The government must remain open-minded and flexible if it wants to meet its ambitious target.
The government’s initiative to monetise brownfield assets and realise some Rs 6 lakh crore over the next few years may sound like a promising plan, but, if it is to work as envisaged, several things need to fall into place. Bids need to be designed to succeed and not to fail, agreements with concessionaire must be well-drafted with force majeure clauses and dispute-resolution mechanisms built in, bureaucrats need to be willing to give up their turf, and KPIs and performance standards can’t be onerous. Above all, there needs to be certainty on regulation in various sectors.
The objective of the National Monetisation Plan (NMP) is to hand over brownfield assets of central ministries and CPSEs to private sector players who would sweat them and make them more productive. Leases will likely range 25-70 years, or even more, depending on the nature of the asset; in that sense, the ownership would not be transferred. Assets have been listed out, and there is plenty to choose from—roads, railways, power plants, oil & gas pipelines and telecom assets.
But the real value realisable would be known only later, once concession agreements are signed. For example, an upfront payment would fetch the government more initially as compared with a revenue-share deal.

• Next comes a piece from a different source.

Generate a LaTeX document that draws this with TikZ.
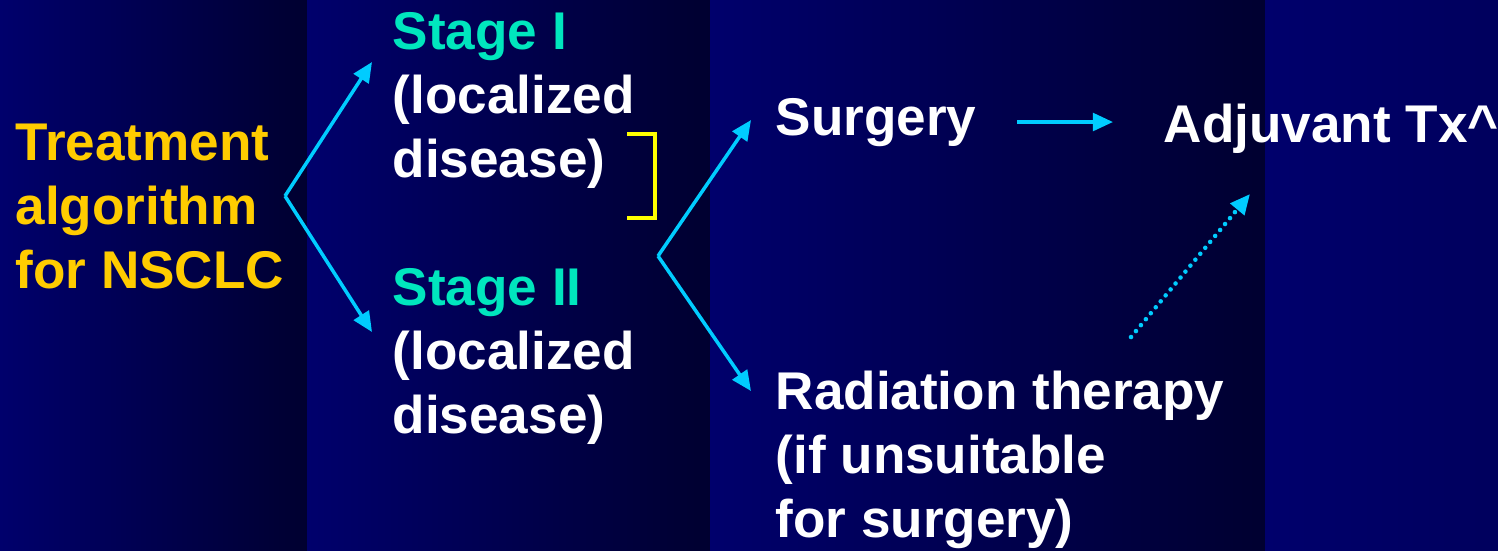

To be sure, NHAI’ s five or six ToTs (toll-operate-transfer) offerings have been a success, as is the Power Grid Corporation’s InvIT that fetched the PSU Rs 2,736 crore. It is assumed investors bought these because the assets—roads and transmission lines—were cherry-picked and are in good condition and profitable. Also, InvITs are listed on exchanges and offer investors a quick exit.
However, other models—whether the own-maintain-transfer (OMT) or rehabilitate-operate-maintain-transfer (ROMT)—might not be as simple to manage. In the latter, for instance, the asset would need to be improved upon before it can be used. No task, however, is insurmountable as long as red tape doesn’t strangle. However, OMTs have been tried out in the roads sector and seem to be doing well. Also, while PPPs may not have been too successful in the past, it must be remembered most of these were greenfield ventures.
In the current scheme of things, however, projects are complete and, therefore, it should be possible to assess the revenue potential with a fair degree of certainty. Nevertheless, the government needs to be realistic on the terms & conditions, and must desist from interfering in the running of the asset once it has been leased. Not surprisingly, the NMP is skewed towards roads that are estimated to fetch 27% of the Rs 6 lakh crore; the sector has good assets and has experimented with a couple of forms of monetisation. The monetisation of rail assets is tipped to bring in 25%, but that might prove to be harder.
The plan to allow private firms to run trains hasn’t taken off; while some say it was because private players weren’t allowed to lease rolling stock, others say the Indian Railways itself wasn’t keen on the idea. But monetisation is taking off. For instance, tolling rights for the Mumbai-Pune Expressway have been awarded to a private player. This is obviously a prized asset, but not all assets will generate the same level of interest. The government must remain open-minded and flexible if it wants to meet its ambitious target.